A matrix of symbols from the password screen, demonstrating similarities.

So let's look at what is the same: blue frog, and a repeating sequence of green cars and yellow cats. The next 5 symbols have something to do with the number of hearts; nothing else that's different should be changed. I imagine there must be a checksum somewhere in the algorithm it uses to create a code, otherwise the game might accept any gibberish.

My first thought was, "why does having 3 hearts or 5 hearts generate 5 symbols, when the rest only generate 4?" So I went back and did the levels again. No mistake. In what numbering system does holding the value "3" occupy more memory than "4"?

I don't know. My only guess so far is that there is some sort of encoding going on, and when it divides 3 or 5 it overflows something. It's a weak theory because picking on those two digits makes no sense at the moment, but it's all I have.

Discouraged, I played through some more levels and got their passwords.
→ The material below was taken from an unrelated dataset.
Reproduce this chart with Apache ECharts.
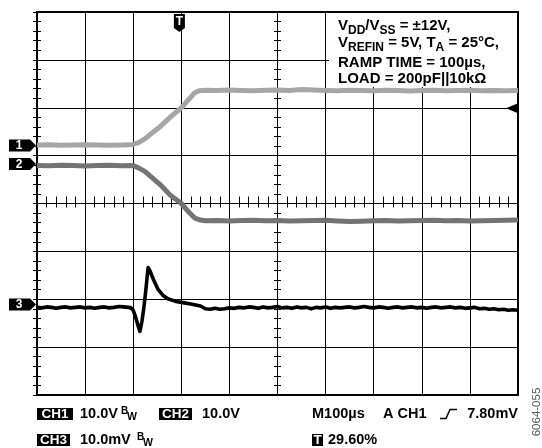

Here are my hypothesises thus far:

Not Saved in a Password:

  • Moons, Fishes/Stars, Score
  • Map routes not taken

Is or Probably Saved:

  • Lives/Hearts (assume integer)
  • Completed Levels (102 levels, boolean flag for each)
  • Agents rescued (3 flags)
  • Stiltonium Machine destroyed (4 flags)
  • Satellite piece found (3 flags)
  • Moon treasure found (5 flags)
  • Key found (2 flags - 1 for mines, 1 for crystal caverns)

I've decided to leave it for now, and come back another day. As some final thoughts: there are plenty of recurring symbols on the first change - column 2 has skull, cake, and bottle repeated. Column 3 has computers every other time. Moons end a lot of the codes (6/9). And those repeating cars and cats; I am betting they are a placeholder for the levels completed. After all, 102 flags would need the most space.

I also think there might be some sort of header and value system going on, as the code only gets longer when you do something new. For example, picking up a piece of moon treasure increases the size by one symbol (but changes more symbols too). So perhaps a code is internally laid out like:

LEVELS (1,0,0,0, ...102 times...). AGENTS (1, 0, 0). MOON TREASURE (0,0,1,0,0). SATELLITE (1,1,1,1,1). KEYS (0,1).

If anyone knows how the code works, I'd be curious; but as long as cheats and emulators exist, I'm not dying to know.